Is that good? Only if you don’t want the government to have enough money to pay for what it needs to pay for, or if you don’t mind the country increasing its debt by up to six trillion (that’s “trillion”, with a “t”) dollars. Trump always complains about the size of our debt as it is.

And by the way, maybe any comparison of Trump’s business dealings to that of Leona “The Queen of Mean” Helmsley is even more appropriate than immediately apparent, at least from glancing at her entry on Wikipedia:
Despite the Helmsleys' tremendous wealth (net worth over a billion dollars), they were known for disputing payments to contractors and vendors. One of these disputes would prove to be their undoing. 
In 1983, the Helmsleys bought Dunnellen Hall, a 21-room mansion in Greenwich, Connecticut, to use as a weekend retreat. The property cost $11 million, but the Helmsleys wanted to make it even more luxurious. The work included a $1 million dance floor, a silver clock and a mahogany card table. 
The remodeling bills came to $8 million, which the Helmsleys were loath to pay.
Sound familiar?
A group of contractors sued the Helmsleys for non-payment; they eventually paid off most of the debt. 
In 1985, during those proceedings, the contractors revealed that most of their work was being illegally billed to the Helmsleys' hotels as business expenses. The contractors sent a stack of the falsified invoices to the New York Post to prove that the Helmsleys were trying to avoid tax liabilities. The resulting Post story led to a federal criminal investigation. 
Also, Jeremiah McCarthy, the Helmsleys' executive engineer, alleged that Leona repeatedly demanded that he sign invoices to bill personal expenses to the Helmsley company and, when McCarthy declined to do so, Helmsley exploded with tyrannical outbursts, shouting, "You're not my fucking partner! You'll sign what I tell you to sign.”
But then there’s this interesting little tidbit:
In 1988, then United States Attorney Rudy Giuliani indicted the Helmsleys and two of their associates on several tax-related charges, as well as extortion.
I guess he’s glad he’s no longer in the prosecuting business; otherwise, he might have to indict one of his closest friends.

Anyway, her husband was let off because of failing health, but she was eventually convicted on "one count of conspiracy to defraud the United States, three counts of tax evasion, three counts of filing false personal tax returns, sixteen counts of assisting in the filing of false corporate and partnership tax returns, and ten counts of mail fraud.” The extortion charge was dropped.

She was sentenced to 16 years, but her appeals lawyer, Alan Dershowitz, eventually got that reduced, and she was released after serving only 19 months.
She was forced to give up control of her hotel empire, since most of her hotels had bars and New York does not allow convicted felons to hold alcohol licenses.
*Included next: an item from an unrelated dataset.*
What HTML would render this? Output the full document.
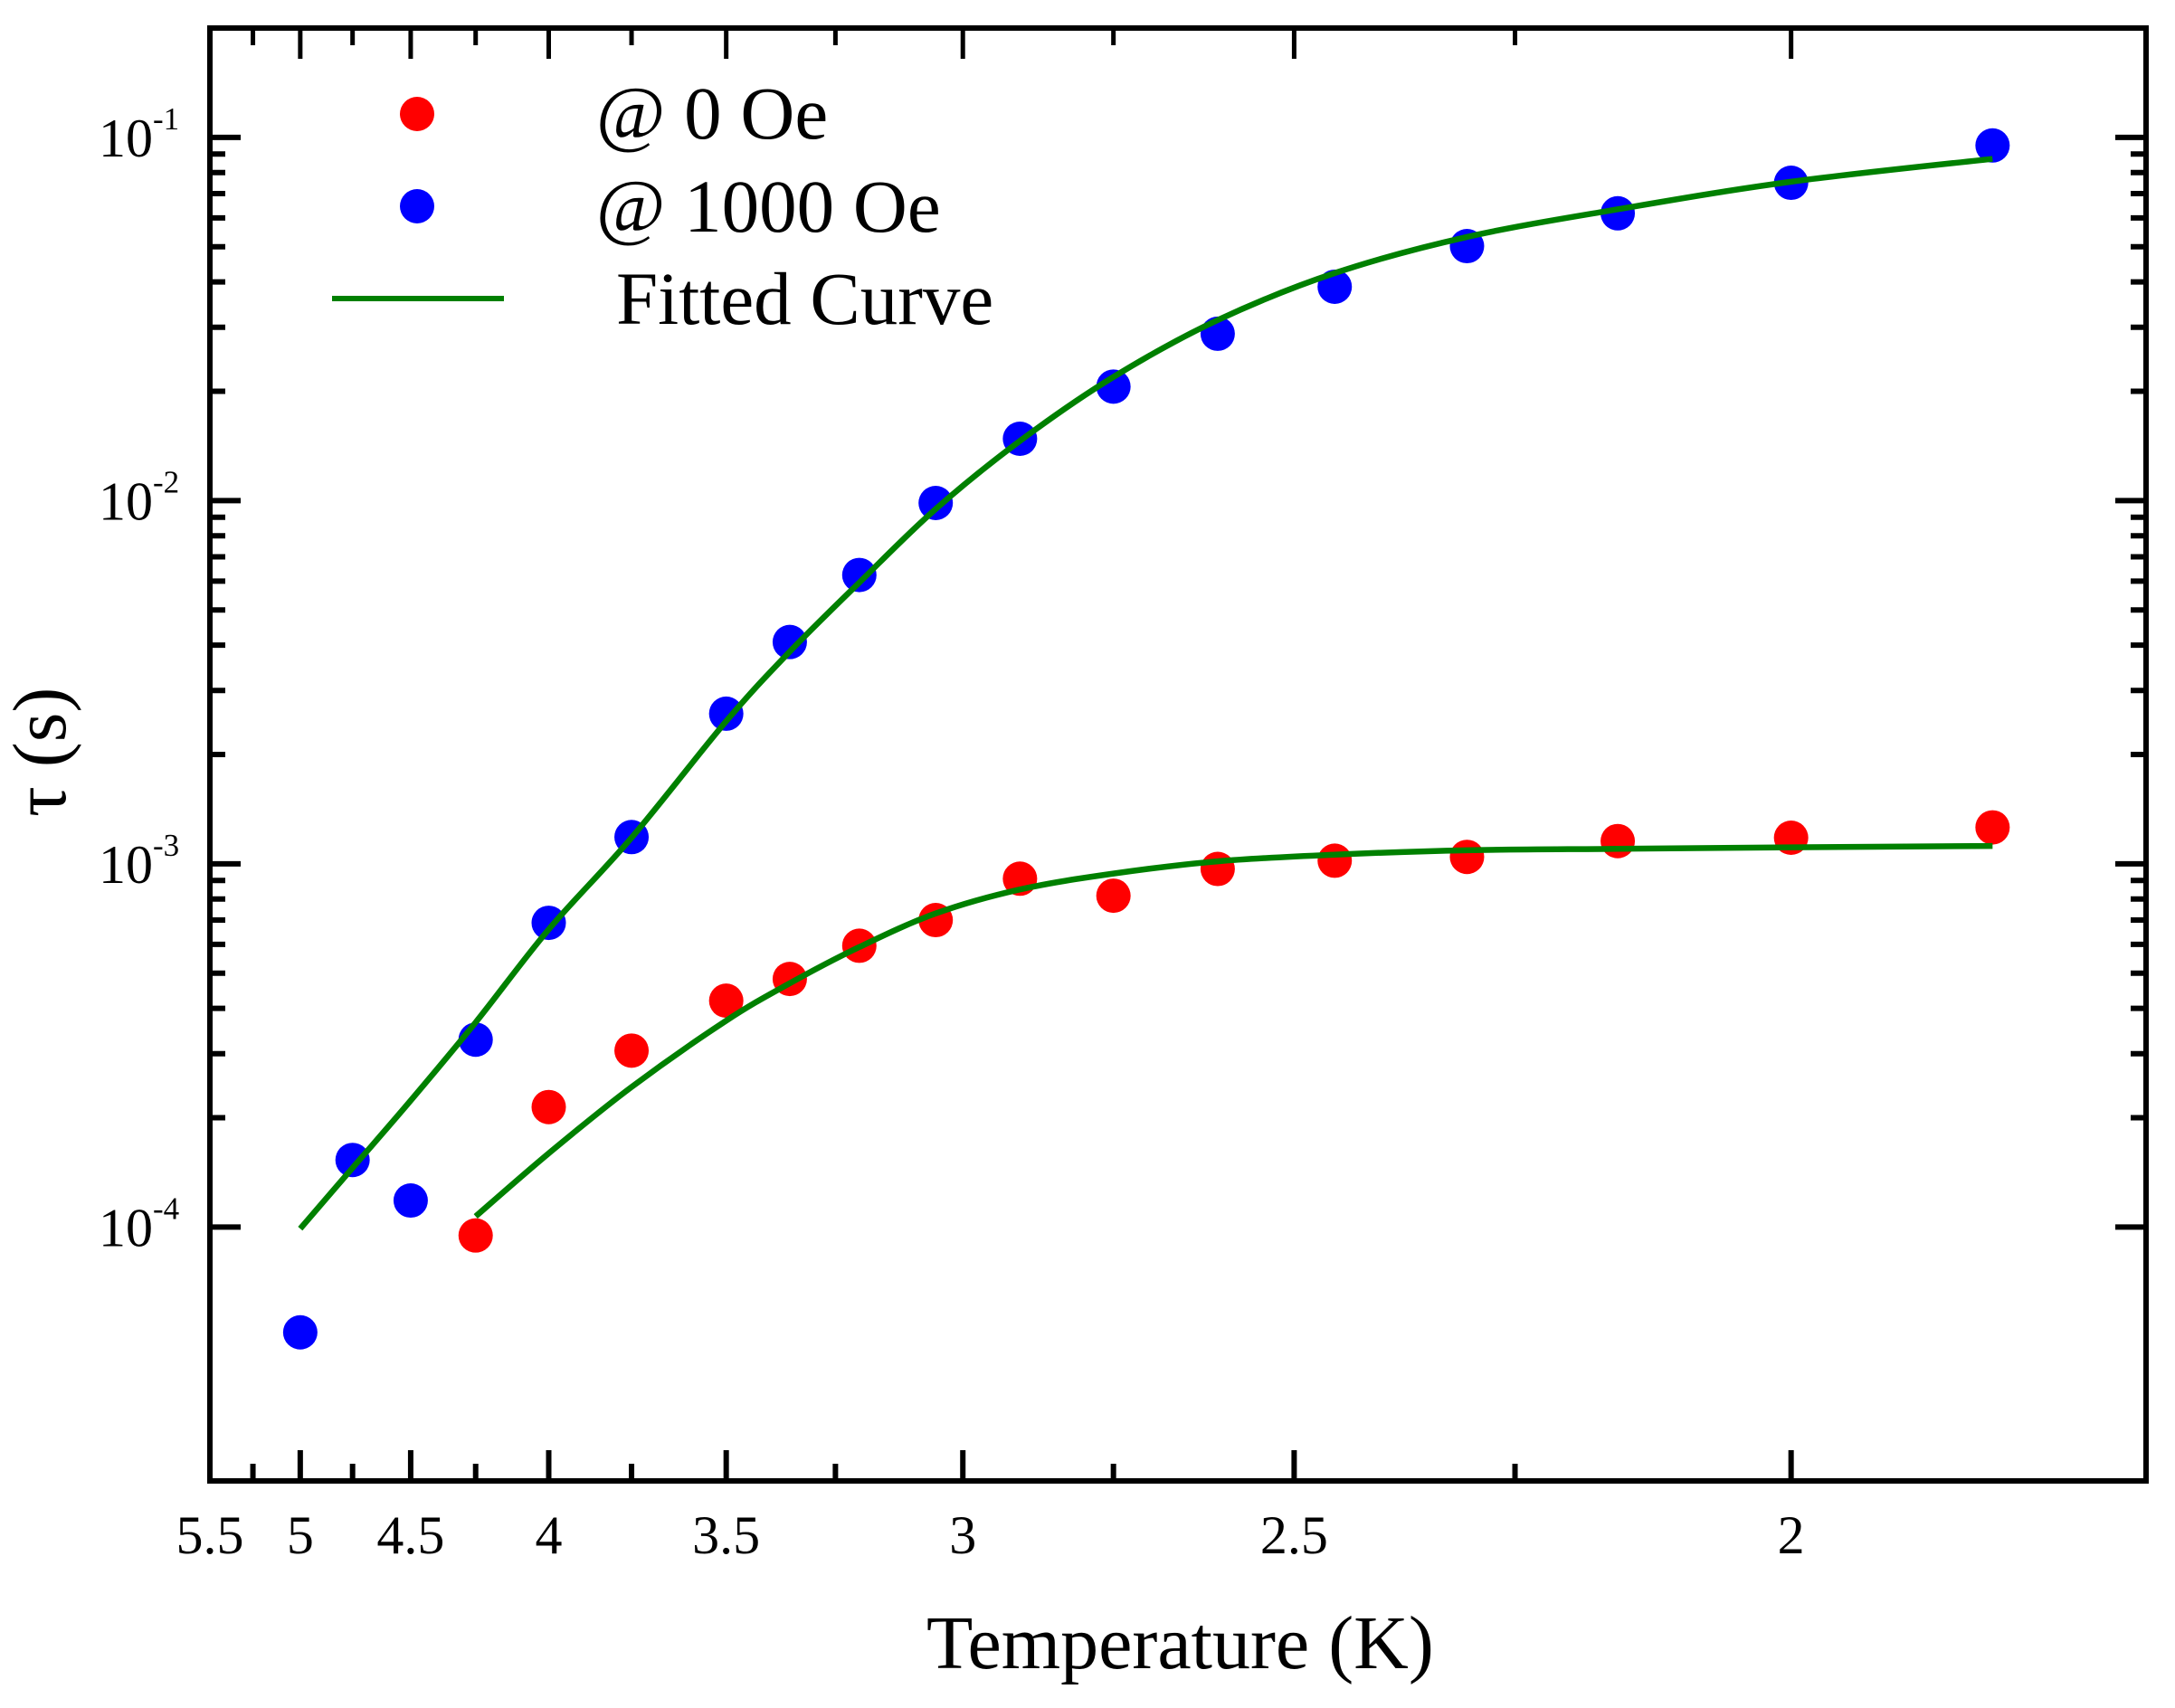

Mrs. Helmsley lived her final year at her penthouse atop the Park Lane Hotel.
She left a $12 million trust fund for “Trouble”, her Maltese dog, but that was later reduced to $2 million, "as excessive to fulfill its purpose.” I don’t know if Donald has pets, but I can just about see all that other stuff happening to him.

And so we’ll just have to wait and see if this new story in the news about Trump being a cad will make any difference to his support. Even if the staunchest Trumpeters won’t be able to make any sense of it, maybe it will be just enough to keep independents from swinging in his direction.

And do you remember that school dance scene in "Back to the Future", in which Marty (Michael J. Fox) watches as his family fades away in the family photo, and out of his future, as his teenaged mom and dad fail to hook up on the dance floor? I’m reminded of that every time I look at and see Hillary’s chances dropping.

But then I see his family fading back into the photo whenever I go there on days like today, and see her fortunes improving — pushing 70%! — seemingly in response to this Times story, but it probably wouldn’t happen that quickly.

Maybe it’s just because America is coming to its senses anyway, the closer we get to the crucial day.